Alternative is accepted
THE Australian Skeptics society would have a field day, but they would be way outnumbered by the believers at an alternative health showcase that kicked off at Bangalow yesterday.
At the Starlight Wellbeing Expo at A&I Hall you can get your back, your body and your chakra realigned, your feet massaged, your palm read and learn how to make and play your own native Indian drum and use it as a force of healing.
You can get your heart trauma healed, your face lifted through yoga, discover the power of chanting, learn how to connect with your heart and the earth and honour your soul.
You can unlock the secrets of your mind chatter and discover how your unproductive patterns may be stifling the joy and serenity in your life.

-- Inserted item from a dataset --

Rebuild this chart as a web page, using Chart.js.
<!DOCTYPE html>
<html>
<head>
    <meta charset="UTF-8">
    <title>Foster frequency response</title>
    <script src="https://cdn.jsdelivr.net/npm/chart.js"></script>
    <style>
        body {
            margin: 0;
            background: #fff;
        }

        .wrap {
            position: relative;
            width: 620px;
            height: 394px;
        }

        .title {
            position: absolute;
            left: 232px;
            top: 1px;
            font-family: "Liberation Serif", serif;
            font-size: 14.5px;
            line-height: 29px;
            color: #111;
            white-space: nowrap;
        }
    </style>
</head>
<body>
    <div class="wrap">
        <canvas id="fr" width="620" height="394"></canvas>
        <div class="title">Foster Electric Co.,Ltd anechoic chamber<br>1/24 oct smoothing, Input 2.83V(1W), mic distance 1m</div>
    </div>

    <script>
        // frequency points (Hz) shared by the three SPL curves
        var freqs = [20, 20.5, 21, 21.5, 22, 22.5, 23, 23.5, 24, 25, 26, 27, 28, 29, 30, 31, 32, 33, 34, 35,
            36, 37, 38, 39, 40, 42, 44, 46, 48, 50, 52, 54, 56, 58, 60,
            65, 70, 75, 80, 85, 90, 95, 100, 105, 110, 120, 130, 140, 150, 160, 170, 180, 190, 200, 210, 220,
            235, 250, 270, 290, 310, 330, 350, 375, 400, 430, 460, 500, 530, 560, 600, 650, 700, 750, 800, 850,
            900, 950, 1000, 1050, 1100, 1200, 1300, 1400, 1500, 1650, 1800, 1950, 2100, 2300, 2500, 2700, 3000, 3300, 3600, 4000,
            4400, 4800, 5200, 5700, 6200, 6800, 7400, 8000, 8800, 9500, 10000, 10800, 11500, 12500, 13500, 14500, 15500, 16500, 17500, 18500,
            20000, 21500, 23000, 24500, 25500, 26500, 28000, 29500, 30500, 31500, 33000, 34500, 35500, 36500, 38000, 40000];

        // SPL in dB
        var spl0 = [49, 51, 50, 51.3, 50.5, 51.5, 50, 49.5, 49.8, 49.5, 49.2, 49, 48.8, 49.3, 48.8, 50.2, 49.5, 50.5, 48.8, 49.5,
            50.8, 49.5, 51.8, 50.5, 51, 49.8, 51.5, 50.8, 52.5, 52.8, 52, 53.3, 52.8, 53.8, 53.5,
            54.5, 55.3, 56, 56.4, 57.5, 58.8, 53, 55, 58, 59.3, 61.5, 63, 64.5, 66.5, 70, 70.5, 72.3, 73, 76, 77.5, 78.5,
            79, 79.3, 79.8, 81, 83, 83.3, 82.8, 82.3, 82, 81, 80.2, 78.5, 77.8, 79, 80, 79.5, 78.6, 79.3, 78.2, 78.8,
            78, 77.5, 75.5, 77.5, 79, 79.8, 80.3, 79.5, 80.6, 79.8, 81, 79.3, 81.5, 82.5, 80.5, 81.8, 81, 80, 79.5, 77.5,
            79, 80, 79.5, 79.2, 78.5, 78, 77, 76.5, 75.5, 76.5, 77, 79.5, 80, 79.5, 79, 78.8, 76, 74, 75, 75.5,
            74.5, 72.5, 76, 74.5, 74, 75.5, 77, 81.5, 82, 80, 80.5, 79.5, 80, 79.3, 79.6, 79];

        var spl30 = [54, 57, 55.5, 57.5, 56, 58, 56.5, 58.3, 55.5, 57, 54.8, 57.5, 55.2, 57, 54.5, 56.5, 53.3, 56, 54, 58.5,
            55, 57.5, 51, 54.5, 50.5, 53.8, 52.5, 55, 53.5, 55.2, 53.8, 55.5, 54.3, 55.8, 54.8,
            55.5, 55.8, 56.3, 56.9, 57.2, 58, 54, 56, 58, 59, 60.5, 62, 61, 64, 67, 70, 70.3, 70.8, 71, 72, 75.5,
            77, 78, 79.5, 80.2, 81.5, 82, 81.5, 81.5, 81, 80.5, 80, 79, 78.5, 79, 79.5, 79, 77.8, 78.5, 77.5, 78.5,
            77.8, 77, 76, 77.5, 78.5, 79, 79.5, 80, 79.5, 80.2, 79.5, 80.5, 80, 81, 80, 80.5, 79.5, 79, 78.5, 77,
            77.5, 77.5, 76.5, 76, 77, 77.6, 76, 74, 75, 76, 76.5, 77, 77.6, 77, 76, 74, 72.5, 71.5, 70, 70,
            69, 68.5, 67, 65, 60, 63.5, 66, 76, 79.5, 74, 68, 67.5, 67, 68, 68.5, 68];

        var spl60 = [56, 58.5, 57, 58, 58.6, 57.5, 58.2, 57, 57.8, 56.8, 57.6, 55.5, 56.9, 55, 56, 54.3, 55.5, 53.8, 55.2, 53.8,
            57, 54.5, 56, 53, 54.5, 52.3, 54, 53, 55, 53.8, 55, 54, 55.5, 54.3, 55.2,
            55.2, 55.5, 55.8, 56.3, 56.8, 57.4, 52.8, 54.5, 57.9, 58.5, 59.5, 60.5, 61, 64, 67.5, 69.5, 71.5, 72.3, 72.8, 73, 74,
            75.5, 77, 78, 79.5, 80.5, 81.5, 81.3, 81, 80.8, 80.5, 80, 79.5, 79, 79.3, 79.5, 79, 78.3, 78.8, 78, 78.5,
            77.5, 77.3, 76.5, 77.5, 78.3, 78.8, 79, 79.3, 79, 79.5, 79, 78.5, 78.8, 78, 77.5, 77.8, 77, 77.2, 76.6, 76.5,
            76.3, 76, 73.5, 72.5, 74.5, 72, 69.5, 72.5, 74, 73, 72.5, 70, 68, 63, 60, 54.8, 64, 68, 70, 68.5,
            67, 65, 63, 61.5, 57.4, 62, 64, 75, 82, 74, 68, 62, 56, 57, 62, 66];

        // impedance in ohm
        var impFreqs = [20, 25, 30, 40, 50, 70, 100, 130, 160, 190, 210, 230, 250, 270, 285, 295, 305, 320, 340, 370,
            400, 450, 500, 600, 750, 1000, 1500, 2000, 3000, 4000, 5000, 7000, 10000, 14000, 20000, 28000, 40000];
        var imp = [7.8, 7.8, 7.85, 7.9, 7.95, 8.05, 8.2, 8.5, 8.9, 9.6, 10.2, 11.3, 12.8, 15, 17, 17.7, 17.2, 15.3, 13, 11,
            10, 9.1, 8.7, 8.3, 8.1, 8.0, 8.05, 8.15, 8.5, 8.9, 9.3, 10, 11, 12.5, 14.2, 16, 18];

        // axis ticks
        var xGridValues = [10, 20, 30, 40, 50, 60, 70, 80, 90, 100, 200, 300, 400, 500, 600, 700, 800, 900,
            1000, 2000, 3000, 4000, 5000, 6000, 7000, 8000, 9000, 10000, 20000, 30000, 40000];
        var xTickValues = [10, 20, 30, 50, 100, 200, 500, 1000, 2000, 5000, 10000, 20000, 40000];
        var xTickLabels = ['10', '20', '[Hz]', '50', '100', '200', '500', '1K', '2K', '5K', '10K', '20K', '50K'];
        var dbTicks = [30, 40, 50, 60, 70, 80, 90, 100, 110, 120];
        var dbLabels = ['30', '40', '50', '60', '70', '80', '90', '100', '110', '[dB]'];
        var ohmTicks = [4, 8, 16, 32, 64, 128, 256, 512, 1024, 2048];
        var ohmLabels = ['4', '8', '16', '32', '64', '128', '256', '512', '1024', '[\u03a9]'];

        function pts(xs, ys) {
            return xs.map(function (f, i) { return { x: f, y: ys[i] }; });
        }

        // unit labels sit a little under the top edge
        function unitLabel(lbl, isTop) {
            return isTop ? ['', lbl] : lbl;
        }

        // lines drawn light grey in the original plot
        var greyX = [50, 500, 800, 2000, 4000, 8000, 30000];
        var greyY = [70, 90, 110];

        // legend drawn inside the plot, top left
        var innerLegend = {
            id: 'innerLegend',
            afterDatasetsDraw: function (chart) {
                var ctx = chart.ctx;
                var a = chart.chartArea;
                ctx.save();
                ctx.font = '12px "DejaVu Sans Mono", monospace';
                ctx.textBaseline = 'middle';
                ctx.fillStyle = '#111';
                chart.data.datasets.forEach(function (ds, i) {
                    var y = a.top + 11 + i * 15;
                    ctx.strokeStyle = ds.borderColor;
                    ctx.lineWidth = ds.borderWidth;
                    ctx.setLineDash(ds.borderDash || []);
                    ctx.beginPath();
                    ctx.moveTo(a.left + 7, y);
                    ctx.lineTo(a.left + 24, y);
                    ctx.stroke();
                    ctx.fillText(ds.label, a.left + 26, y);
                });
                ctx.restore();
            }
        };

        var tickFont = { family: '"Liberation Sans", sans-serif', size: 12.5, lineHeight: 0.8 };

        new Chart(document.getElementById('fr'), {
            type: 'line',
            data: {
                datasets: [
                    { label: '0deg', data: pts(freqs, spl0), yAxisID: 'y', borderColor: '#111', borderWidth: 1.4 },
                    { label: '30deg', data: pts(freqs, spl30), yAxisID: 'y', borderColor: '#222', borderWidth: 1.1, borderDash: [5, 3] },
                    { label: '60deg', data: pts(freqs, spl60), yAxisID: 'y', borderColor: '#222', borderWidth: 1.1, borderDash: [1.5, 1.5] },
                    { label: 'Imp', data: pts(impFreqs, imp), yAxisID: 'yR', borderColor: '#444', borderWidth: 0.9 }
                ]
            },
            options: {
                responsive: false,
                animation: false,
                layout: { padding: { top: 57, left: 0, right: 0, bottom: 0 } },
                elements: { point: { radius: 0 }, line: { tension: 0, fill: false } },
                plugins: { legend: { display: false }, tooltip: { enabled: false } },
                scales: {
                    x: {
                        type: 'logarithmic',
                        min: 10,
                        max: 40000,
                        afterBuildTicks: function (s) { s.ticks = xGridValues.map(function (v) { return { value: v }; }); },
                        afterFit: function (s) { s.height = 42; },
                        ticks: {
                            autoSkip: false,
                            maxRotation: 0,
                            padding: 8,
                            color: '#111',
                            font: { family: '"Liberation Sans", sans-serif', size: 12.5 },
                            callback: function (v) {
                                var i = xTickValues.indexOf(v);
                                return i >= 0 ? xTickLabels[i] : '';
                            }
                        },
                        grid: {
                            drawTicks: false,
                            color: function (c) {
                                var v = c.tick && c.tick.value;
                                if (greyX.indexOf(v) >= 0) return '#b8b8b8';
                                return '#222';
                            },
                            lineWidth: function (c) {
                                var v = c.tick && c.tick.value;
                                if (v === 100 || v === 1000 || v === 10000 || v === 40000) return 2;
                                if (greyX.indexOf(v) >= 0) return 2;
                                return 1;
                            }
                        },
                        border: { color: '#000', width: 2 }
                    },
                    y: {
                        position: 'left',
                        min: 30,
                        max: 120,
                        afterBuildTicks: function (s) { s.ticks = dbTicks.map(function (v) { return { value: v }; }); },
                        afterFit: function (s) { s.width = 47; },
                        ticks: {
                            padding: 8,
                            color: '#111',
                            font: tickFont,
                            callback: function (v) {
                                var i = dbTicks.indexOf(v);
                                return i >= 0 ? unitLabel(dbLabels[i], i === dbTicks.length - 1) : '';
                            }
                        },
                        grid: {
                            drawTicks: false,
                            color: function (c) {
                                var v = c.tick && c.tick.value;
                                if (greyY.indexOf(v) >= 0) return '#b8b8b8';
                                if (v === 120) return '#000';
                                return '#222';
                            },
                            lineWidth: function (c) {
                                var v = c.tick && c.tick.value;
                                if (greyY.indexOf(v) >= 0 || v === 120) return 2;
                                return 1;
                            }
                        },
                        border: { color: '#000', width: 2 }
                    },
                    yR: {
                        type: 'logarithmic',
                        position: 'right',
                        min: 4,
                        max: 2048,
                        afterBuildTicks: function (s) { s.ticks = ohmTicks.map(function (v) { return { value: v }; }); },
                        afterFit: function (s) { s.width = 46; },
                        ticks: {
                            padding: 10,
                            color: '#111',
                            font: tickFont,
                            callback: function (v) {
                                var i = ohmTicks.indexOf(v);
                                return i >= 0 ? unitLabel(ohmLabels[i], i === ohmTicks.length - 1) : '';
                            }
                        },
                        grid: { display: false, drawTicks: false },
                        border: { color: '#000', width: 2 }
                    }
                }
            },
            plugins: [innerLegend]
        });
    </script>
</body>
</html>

Laugh if you will, but it's amazing how many of the practices seen as hippie claptrap by some eventually seep into the mainstream.
After all, remember when kinesiology, iridology, shiatsu massage, The Secret and detox diets were regarded as just for weirdos?
Byron's Raym Richards, who founded the expo 16 years ago, said it used to take 10 to 15 years for an alternative modality to become virtually mainstream, but that time frame was growing shorter.
"I believe there's a shift in consciousness. People are really looking for answers. People aren't cautious any more," Mr Richards said.
"Our demographic has gotten broader every year," he said.
"Look at the number of guys here. Once they used to be dragged here by their wives and now they're here trying things."
Mr Richards said while it had its place, people were increasingly disillusioned with mainstream medicine as it seemed too focused on making money at the expense of true healing and people were waking up to "big pharma".
On her first visit to the Northern Rivers, Melbourne's Nadia Wang had been underwhelmed by the area's reputation as a healing centre until her attendance at the expo.
Ms Wang, a "certified facilitator for access consciousness" in her own right, had consulted a life coach at the expo about her "imbalance with money" and was already feeling like a million bucks.
"I've just found another angle in my own healing work. It's opened me up immensely," she gushed.
"I'm just having an amazing time. I'm just loving the energy."
Meanwhile her husband Ron was making a dream come true by learning the art of cyclical breathing in a didgeridoo workshop.
The Starlight Wellbeing Expo is expected to draw 1200 people over the four days.
The Starlight Wellbeing Expo continues daily until Sunday from 9.30am-5.30pm.